After all, he says, the English ruled us for around 200 years!

While Latha comes up with Beverly Cleary, (stories about kids short of pocket money who think of wild schemes to earn enough to buy a bike), Sydney Taylor (stories about an immigrant family of five girls), Louisa M. Alcott and Laura Ingalls Wilder as some of her clear favourites, Mukul lists Anthony Buckeridge (Jennings), Frank Richards (Billy Bunter stories), Richmal Compton (did you know he was a girl?) with the William stories, Edgar Rice Burroughs’ Tarzan and The ageless Biggles by W.E. Jones, as his childhood fare.

Of the younger lot, 12-year-old Tara lists Meg Cabot (The Princess Diaries), and Ann Brashares’ The sisterhood of the Travelling Pants, among her favourites.

Chinni, 15, has ‘finished’ Enid Blyton and outgrown the Goosebump series.

She is now in love with Rebecca Gripping. Of course, along with her brother, she loves Roald Dahl. Curious about what her mom was reading, she picked up Alexander McGall Smith’s No 1 Ladies Detective Agency series that is “quite funny”.

Teacher-turned-social worker Suryarekha’s favourites include Jerome K. Jerome’s Three Men in a Boat, Gerald Durrell, Alexander Dumas’ immortal The Count of Monte Cristo and The Three Musketeers, Daphne Du Maurier, Jane Austen, the Bronte sisters and Marie Corelli among others.
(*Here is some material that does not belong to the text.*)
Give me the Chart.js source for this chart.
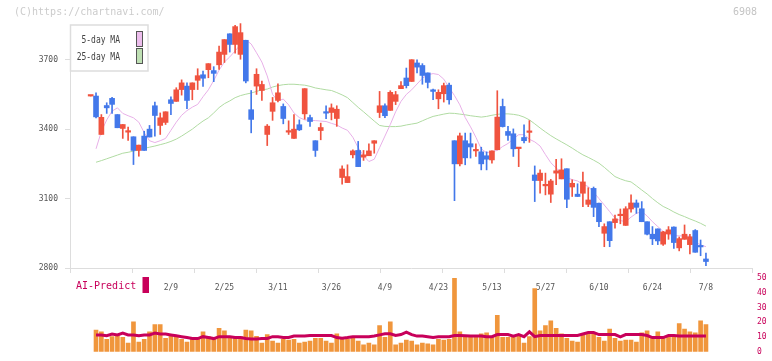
<!DOCTYPE html>
<html>
<head>
<meta charset="utf-8">
<script src="https://cdn.jsdelivr.net/npm/chart.js@4.4.0/dist/chart.umd.min.js"></script>
<style>
  html, body { margin: 0; padding: 0; background: #fff; }
  #wrap { position: relative; width: 772px; height: 361px; }
  #wrap canvas { position: absolute; left: 0; top: 0; }
</style>
</head>
<body>
<div id="wrap">
  <canvas id="price" width="772" height="361"></canvas>
  <canvas id="volume" width="772" height="361"></canvas>
</div>
<script>
const FONT = 'DejaVu Sans Mono'
const UP = '#f0533f'
const DOWN = '#4378ea'
const CRIMSON = '#c8005a'

// first entry is the doji cut at the left edge (no volume / MA for it)
const opens = [3543,
  3543,3377,3502,3533,3463,3403,3387,3367,3308,3370,
  3400,3501,3416,3429,3527,3520,3571,3586,3571,3611,
  3635,3657,3653,3678,3723,3812,3766,3723,3784,3484,
  3586,3567,3377,3477,3524,3498,3387,3360,3419,3466,
  3450,3350,3394,3475,3472,3446,3191,3169,3289,3308,
  3279,3285,3339,3472,3501,3481,3520,3575,3621,3606,
  3686,3675,3643,3570,3531,3553,3590,3350,3250,3350,
  3337,3306,3302,3285,3267,3311,3498,3390,3380,3316,
  3364,3386,3202,3178,3155,3119,3210,3185,3229,3150,
  3119,3123,3075,3144,3080,2950,3000,2996,3026,2984,
  3055,3081,3056,3000,2946,2969,2903,2947,2977,2887,
  2924,2901,2962,2895,2839]
const closes = [3544,
  3453,3451,3492,3507,3406,3420,3390,3308,3331,3308,
  3366,3459,3449,3475,3511,3570,3600,3524,3600,3631,
  3620,3683,3641,3733,3787,3766,3843,3817,3608,3442,
  3637,3593,3413,3514,3557,3446,3390,3400,3397,3575,
  3433,3308,3407,3469,3492,3486,3228,3195,3306,3238,
  3289,3306,3350,3501,3458,3559,3549,3588,3588,3700,
  3668,3632,3602,3563,3559,3588,3527,3250,3371,3276,
  3323,3311,3250,3270,3306,3452,3411,3373,3315,3319,
  3350,3388,3178,3210,3158,3176,3220,3224,3097,3166,
  3109,3172,3094,3062,3000,2979,2918,3012,3029,3056,
  3081,3062,3000,2946,2926,2917,2956,2965,2910,2927,
  2946,2935,2868,2891,2828]
const highs = [3544,
  3557,3463,3514,3538,3463,3420,3409,3367,3331,3391,
  3416,3517,3470,3475,3540,3579,3613,3600,3600,3661,
  3651,3683,3670,3759,3787,3812,3849,3856,3784,3567,
  3661,3608,3420,3537,3596,3509,3436,3463,3440,3575,
  3461,3350,3426,3501,3509,3501,3241,3246,3311,3347,
  3308,3337,3350,3563,3509,3566,3563,3606,3664,3700,
  3700,3683,3643,3573,3570,3599,3599,3350,3383,3383,
  3383,3337,3322,3302,3306,3566,3530,3412,3401,3319,
  3419,3437,3241,3224,3210,3183,3270,3272,3229,3181,
  3164,3214,3147,3150,3080,2991,3000,3029,3055,3065,
  3116,3094,3087,3000,2979,2969,2958,2979,2978,2934,
  2986,2946,2966,2921,2865]
const lows = [3543,
  3449,3377,3468,3468,3406,3360,3351,3247,3283,3308,
  3366,3370,3377,3420,3463,3520,3547,3489,3527,3571,
  3585,3622,3605,3658,3688,3733,3728,3702,3600,3384,
  3550,3524,3329,3438,3518,3423,3377,3360,3394,3443,
  3412,3282,3354,3445,3440,3412,3162,3169,3276,3238,
  3265,3285,3296,3450,3450,3481,3506,3575,3578,3606,
  3643,3594,3578,3527,3488,3517,3508,3091,3241,3246,
  3275,3282,3224,3224,3253,3311,3409,3351,3282,3238,
  3340,3343,3087,3123,3116,3083,3160,3185,3061,3109,
  3109,3065,3065,3022,2979,2892,2892,2972,2991,2984,
  3041,3036,3000,2943,2901,2901,2898,2924,2885,2874,
  2924,2861,2868,2853,2810]

const ma5 = [null,
  3315,3390,3440,3478,3492,3468,3458,3449,3430,3385,
  3350,3342,3350,3360,3395,3430,3460,3480,3495,3507,
  3540,3570,3610,3655,3690,3712,3738,3765,3785,3768,
  3730,3690,3630,3550,3522,3530,3505,3470,3450,3440,
  3438,3437,3435,3433,3425,3418,3405,3395,3365,3320,
  3285,3260,3270,3320,3370,3420,3475,3520,3550,3570,
  3595,3620,3635,3640,3636,3616,3580,3545,3505,3450,
  3410,3365,3315,3298,3303,3308,3325,3338,3358,3376,
  3376,3356,3345,3327,3290,3255,3232,3212,3190,3182,
  3176,3162,3152,3128,3100,3072,3044,3015,3005,3000,
  3020,3036,3044,3025,3000,2979,2958,2945,2940,2939,
  2939,2937,2912,2900,2892]
const ma25 = [null,
  3257,3264,3272,3280,3288,3296,3300,3305,3311,3317,
  3322,3327,3333,3339,3347,3357,3370,3385,3400,3418,
  3435,3449,3470,3493,3510,3522,3536,3545,3551,3556,
  3563,3570,3573,3582,3588,3592,3594,3594,3592,3590,
  3585,3578,3574,3570,3567,3558,3548,3536,3515,3494,
  3475,3455,3435,3416,3412,3411,3411,3413,3418,3422,
  3426,3436,3446,3455,3460,3465,3469,3468,3465,3462,
  3458,3455,3452,3455,3460,3464,3466,3466,3464,3460,
  3452,3440,3423,3405,3388,3372,3358,3345,3332,3318,
  3303,3289,3278,3266,3253,3235,3215,3195,3185,3177,
  3172,3155,3137,3120,3100,3082,3066,3055,3042,3031,
  3022,3012,3003,2993,2981]

const volumes = [null,
  14.7,13.4,8.4,10.3,10.9,9.7,5.9,20.3,6.6,8.4,
  13.4,18.4,18.4,9.1,10.9,9.7,8.4,6.6,8.4,8.4,
  13.4,10.3,8.4,15.9,14.1,9.7,9.1,10.3,14.7,14.1,
  10.5,5.9,11.6,7.2,5.9,8.4,7.8,8.4,5.9,6.6,
  7.2,9.1,9.1,7.2,5.9,12.2,8.4,8.4,9.7,7.2,
  4.7,5.9,4.7,17.8,9.7,20.3,4.7,5.9,7.8,7.2,
  4.7,5.9,5.3,4.7,8.4,7.8,8.4,49.7,13.4,10.9,
  10.3,9.7,12.2,12.8,9.7,24.7,9.7,9.7,9.7,10.9,
  5.9,10.3,42.8,14.1,17.8,20.9,15.9,12.2,9.1,7.2,
  6.6,11.6,12.2,12.2,9.7,7.2,15.3,9.1,7.2,7.8,
  7.8,6.6,12.8,14.1,9.7,13.4,9.7,10.3,10.9,19.1,
  15.3,13.4,12.8,20.9,18.4]
const aiPredict = [null,
  11.4,11.4,10.8,12.0,11.4,12.6,11.4,11.4,10.8,11.4,
  11.4,12.6,12.0,12.0,11.4,10.8,10.2,9.6,8.9,8.9,
  10.2,9.6,8.9,10.2,10.2,10.2,9.6,9.6,8.9,8.6,
  8.6,9.0,9.0,10.2,10.2,9.6,9.6,10.6,10.6,10.6,
  11.0,11.0,11.0,11.0,11.0,9.6,9.2,9.6,10.2,10.2,
  10.2,10.2,10.6,11.4,12.2,12.2,11.0,11.6,13.2,11.6,
  10.6,10.6,10.2,9.6,10.2,10.2,10.2,11.0,11.0,10.8,
  10.6,10.6,10.6,10.2,10.2,11.6,11.6,11.6,10.6,11.6,
  10.2,13.5,10.2,11.0,11.0,11.0,11.0,11.0,11.0,11.0,
  11.0,12.0,13.0,13.0,11.6,11.6,11.6,11.6,10.0,11.6,
  11.6,11.6,11.6,11.0,9.6,9.6,9.6,11.0,11.0,10.6,
  10.6,10.6,10.6,10.6,10.6]

const dateLabels = ['2/9','2/25','3/11','3/26','4/9','4/23','5/13','5/27','6/10','6/24','7/8']
const dateIndex = [15,25,35,45,55,65,75,85,95,105,115]
const priceTicks = [2800,3100,3400,3700]

const xMin = -3.77
const xMax = 123.7

const xy = arr => arr.map((v, i) => ({ x: i, y: v }))
const candleColors = opens.map((o, i) => closes[i] >= o ? UP : DOWN)

const decorations = {
  id: 'decorations',
  afterDraw(chart) {
    const ctx = chart.ctx
    ctx.save()
    ctx.font = `10px ${FONT}`
    ctx.textBaseline = 'middle'
    ctx.textAlign = 'left'
    ctx.fillStyle = '#cccccc'
    ctx.fillText('(C)https://chartnavi.com/', 14, 12)
    ctx.textAlign = 'right'
    ctx.fillStyle = '#c4c4c4'
    ctx.fillText('6908', 757, 12)

    // moving average legend
    ctx.fillStyle = '#fff'
    ctx.fillRect(70.5, 25, 77.5, 46)
    ctx.strokeStyle = '#dddddd'
    ctx.lineWidth = 1.5
    ctx.strokeRect(70.5, 25, 77.5, 46)
    const items = [['5-day MA', '#ecbdec', 40, 31.5], ['25-day MA', '#bfe0b4', 57, 48.5]]
    items.forEach(([text, color, ty, by]) => {
      ctx.save()
      ctx.translate(120, ty)
      ctx.scale(0.8, 1)
      ctx.fillStyle = '#444'
      ctx.textAlign = 'right'
      ctx.fillText(text, 0, 0)
      ctx.restore()
      ctx.fillStyle = color
      ctx.fillRect(136.5, by, 6, 15)
      ctx.strokeStyle = '#555'
      ctx.lineWidth = 1
      ctx.strokeRect(136.5, by, 6, 15)
    })

    // AI-Predict legend
    ctx.textAlign = 'left'
    ctx.fillStyle = CRIMSON
    ctx.fillText('AI-Predict', 76, 286)
    ctx.fillRect(142.5, 277, 6.5, 16)
    ctx.restore()
  }
}

new Chart(document.getElementById('price'), {
  type: 'bar',
  data: {
    datasets: [
      {
        type: 'line', data: xy(ma25), borderColor: '#b0dba2', borderWidth: 1,
        pointRadius: 0, order: 4, clip: false
      },
      {
        type: 'line', data: xy(ma5), borderColor: '#e8b0e8', borderWidth: 1,
        pointRadius: 0, order: 3, clip: false
      },
      {
        data: opens.map((o, i) => ({ x: i, y: [lows[i], highs[i]] })),
        backgroundColor: candleColors, barThickness: 1, grouped: false, order: 2, clip: false
      },
      {
        data: opens.map((o, i) => ({ x: i, y: [o, closes[i]] })),
        backgroundColor: candleColors, barThickness: 5, minBarLength: 1.5,
        grouped: false, order: 1, clip: false
      }
    ]
  },
  options: {
    responsive: false,
    animation: false,
    devicePixelRatio: 1,
    layout: { padding: { left: 0, right: 19.5, top: 25, bottom: 0 } },
    plugins: { legend: { display: false }, tooltip: { enabled: false } },
    scales: {
      x: {
        type: 'linear', position: 'bottom', min: xMin, max: xMax, offset: false, weight: 0,
        grid: { drawOnChartArea: false, color: '#dddddd', tickLength: 5, offset: false },
        border: { color: '#dddddd' },
        ticks: { display: false },
        afterBuildTicks: s => {
          s.ticks = Array.from({ length: 12 }, (_, k) => ({ value: xMin + k * (xMax - xMin) / 11 }))
        },
        afterFit: s => { s.height = 5 }
      },
      xd: {
        type: 'linear', axis: 'x', position: 'bottom', min: xMin, max: xMax, offset: false, weight: 1,
        grid: { display: false, drawTicks: false },
        border: { display: false },
        ticks: {
          autoSkip: false, maxRotation: 0, padding: 10, color: '#555',
          font: { family: FONT, size: 8 },
          callback: (v, i) => dateLabels[i]
        },
        afterBuildTicks: s => { s.ticks = dateIndex.map(v => ({ value: v })) },
        afterFit: s => { s.height = 361 - 268 - 5 }
      },
      y: {
        type: 'linear', position: 'left', min: 2800, max: 3850, beginAtZero: false,
        grid: { drawOnChartArea: false, color: '#dddddd', tickLength: 5.5 },
        border: { color: '#dddddd' },
        ticks: {
          color: '#555', padding: 7, font: { family: FONT, size: 8 },
          callback: v => String(v)
        },
        afterBuildTicks: s => { s.ticks = priceTicks.map(v => ({ value: v })) },
        afterFit: s => { s.width = 70.5 }
      }
    }
  },
  plugins: [decorations]
})

new Chart(document.getElementById('volume'), {
  type: 'bar',
  data: {
    datasets: [
      {
        type: 'line', data: xy(aiPredict), borderColor: CRIMSON, borderWidth: 3,
        pointRadius: 0, order: 0
      },
      {
        data: xy(volumes), backgroundColor: '#f0963c', barThickness: 4, grouped: false, order: 1
      }
    ]
  },
  options: {
    responsive: false,
    animation: false,
    devicePixelRatio: 1,
    layout: { padding: { left: 70.5, right: 0, top: 278, bottom: 2.5 } },
    plugins: { legend: { display: false }, tooltip: { enabled: false } },
    scales: {
      x: { type: 'linear', min: xMin, max: xMax, offset: false, display: false },
      y: {
        position: 'right', min: 0, max: 50, beginAtZero: true,
        grid: { display: false, drawTicks: false },
        border: { display: false },
        ticks: { stepSize: 10, color: CRIMSON, padding: 4.5, font: { family: FONT, size: 8 } },
        afterFit: s => { s.width = 19.5 }
      }
    }
  }
})
</script>
</body>
</html>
Bookstore owner Rajeev Kamineni’s favourite is, Harriet Beecher Stowe’s Uncle Tom’s Cabin. “Though I would not readily classify it as a kid’s book…it started a quest in my mind that could only be completed by visiting Robben Island and the Martin Luther King Jr memorial. I would definitely recommend it to all young adults.” Swami and Friends by R.K. Narayan, and The Jungle Book by Rudyard Kipling, are his other must-reads. He says, “We should prohibit any kid from growing up without reading The Jungle Book.” Or, any other book.

Thank God for Swami and Friends, and of course, the Amar Chitra Kathas which is all one can remember off hand when thinking of Indian writing for kids. One does read the review of an odd book here or there, but nothing that lingers.

Still, there is a lot of children’s literature out there. And, Latha speaks for every responsible grown-up when she says: “Along with food and shelter, I would wish every Indian child access to that kind of literature.”